Generics landed in Go a good while back now, and the dust has well and truly settled. The early hot takes have faded, nobody is rewriting the standard library overnight, and we can look at the feature with clear eyes. So: do I actually need them? Mostly no. Occasionally yes, and when the answer is yes it's a genuine relief.
The honest position is that most Go code does not want generics. The language was deliberately built to make you reach for an interface or just write the second copy of the function, and that advice is still right most of the time. If you have a ProcessUsers and you're tempted to make it Process[T any], stop and ask whether anything other than User will ever go through it. Usually nothing will.
Where they actually pay off
The clear win is the container and collection plumbing you used to write with interface{} and a type assertion at every boundary. A typed set, a generic LRU cache, a Map/Filter/Reduce helper if you're into that sort of thing. The value isn't cleverness, it's that the compiler now catches the mistake you used to find at runtime.
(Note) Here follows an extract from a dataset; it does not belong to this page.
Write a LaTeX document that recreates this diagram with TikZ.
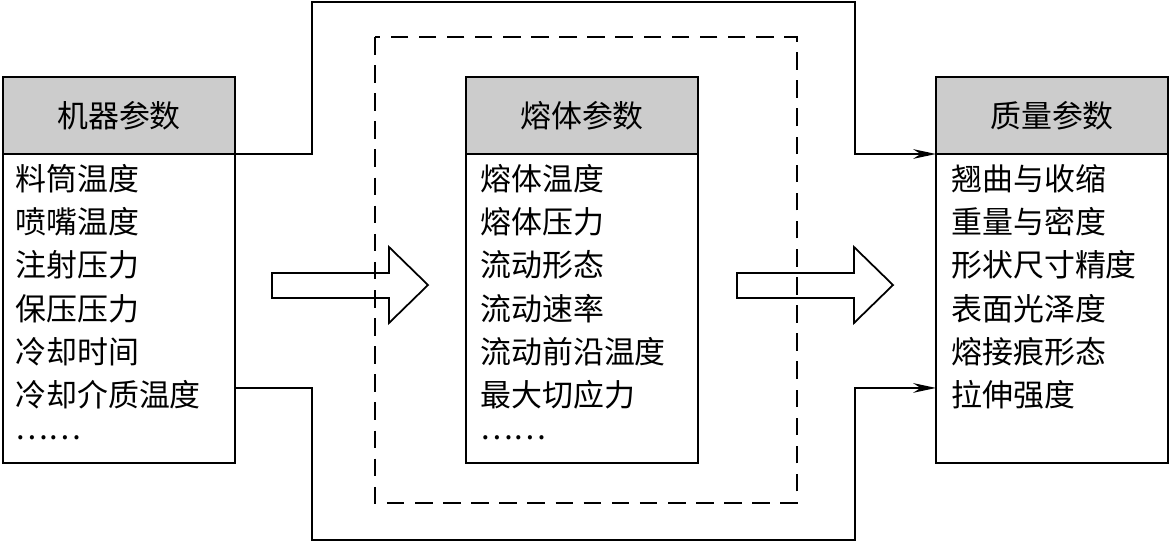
\documentclass[tikz,border=0pt]{standalone}
\usepackage{fontspec}
\usepackage{tikz}
\usetikzlibrary{positioning,arrows.meta}
\newfontfamily\cjk{Noto Sans CJK SC}
\definecolor{hgray}{RGB}{204,204,204}
\newcommand{\mdots}{\raisebox{0.33em}{……}}
\tikzset{
  hd/.style={rectangle, draw, line width=1.6pt, fill=hgray, outer sep=0pt, inner sep=0pt, minimum width=4.64cm, minimum height=1.54cm, font=\cjk\fontsize{17.6}{20}\selectfont},
  bd/.style={rectangle, draw, line width=1.6pt, outer sep=0pt, inner sep=0pt, minimum width=4.64cm, minimum height=6.18cm},
  lst/.style={anchor=north west, align=left, inner sep=0pt, font=\cjk\fontsize{17.6}{24.6}\selectfont},
  ar/.style={-{Stealth[length=13pt, width=5.5pt]}, line width=1pt},
  fa/.style={line width=1pt, line join=miter},
  dbox/.style={line width=1pt, dash pattern=on 10pt off 6pt}
}

\begin{document}
\begin{tikzpicture}[x=0.02cm, y=-0.02cm]
  \useasboundingbox (0,0) rectangle (1171,542);
  % boxes
  \node[hd] (mh) at (119,115.5) {机器参数};
  \node[bd, below=0pt of mh] (mb) {};
  \node[hd] (rh) at (582,115.5) {熔体参数};
  \node[bd, below=0pt of rh] (rb) {};
  \node[hd] (qh) at (1052,115.5) {质量参数};
  \node[bd, below=0pt of qh] (qb) {};
  \node[lst] (ml) at (15,164) {料筒温度\\喷嘴温度\\注射压力\\保压压力\\冷却时间\\冷却介质温度\\\mdots};
  \node[lst] (rl) at (480,164) {熔体温度\\熔体压力\\流动形态\\流动速率\\流动前沿温度\\最大切应力\\\mdots};
  \node[lst] (ql) at (951,164) {翘曲与收缩\\重量与密度\\形状尺寸精度\\表面光泽度\\熔接痕形态\\拉伸强度};
  % dashed frame
  \draw[dbox] (375,37) rectangle (797,503);
  % outer links
  \coordinate (t1) at (312,2);
  \coordinate (t2) at (855,2);
  \coordinate (b1) at (312,540);
  \coordinate (b2) at (855,540);
  \draw[ar] (mb.north east) -| (t1) -- (t2) |- (qb.north west);
  \draw[ar] ([yshift=1.5cm]mb.south east) -| (b1) -- (b2) |- ([yshift=1.5cm]qb.south west);
  % hollow arrows
  \foreach \x in {272,737}
    \draw[fa] (\x,273) -- ++(117,0) -- ++(0,-26) -- ++(39,38) -- ++(-39,38) -- ++(0,-25) -- ++(-117,0) -- cycle;
\end{tikzpicture}
\end{document}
The second win is constraints on numeric code. Before, a function that summed a slice had to pick int or float64 and live with it, or accept interface{} and cry. Now:
type Number interface {
~int | ~int64 | ~float64
}
func Sum[T Number](xs []T) T {
var total T
for _, x := range xs {
total += x
}
return total
}
That ~ is the part people forget. It means "any type whose underlying type is this", so your type Celsius float64 still satisfies the constraint. Leave it off and you'll wonder why your domain types don't fit.
Where I still don't bother
I do not generic-ify business logic. If a function exists to do one concrete thing to one concrete type, parameterising it adds a type list at the call site and buys nothing. I also avoid the temptation to build a grand generic abstraction "for later". Later rarely comes, and go doc on a heavily-parameterised signature is genuinely harder to read than two honest functions.
The rule I've landed on: use generics when you're describing a relationship between types, not when you're describing a behaviour. Behaviour is what interfaces are for, and they're still the better tool. Containers, constraints, and the odd utility are where generics shine, and that's a perfectly respectable amount of the language to leave them in. You don't need them most days. The days you do, you'll be glad they're there.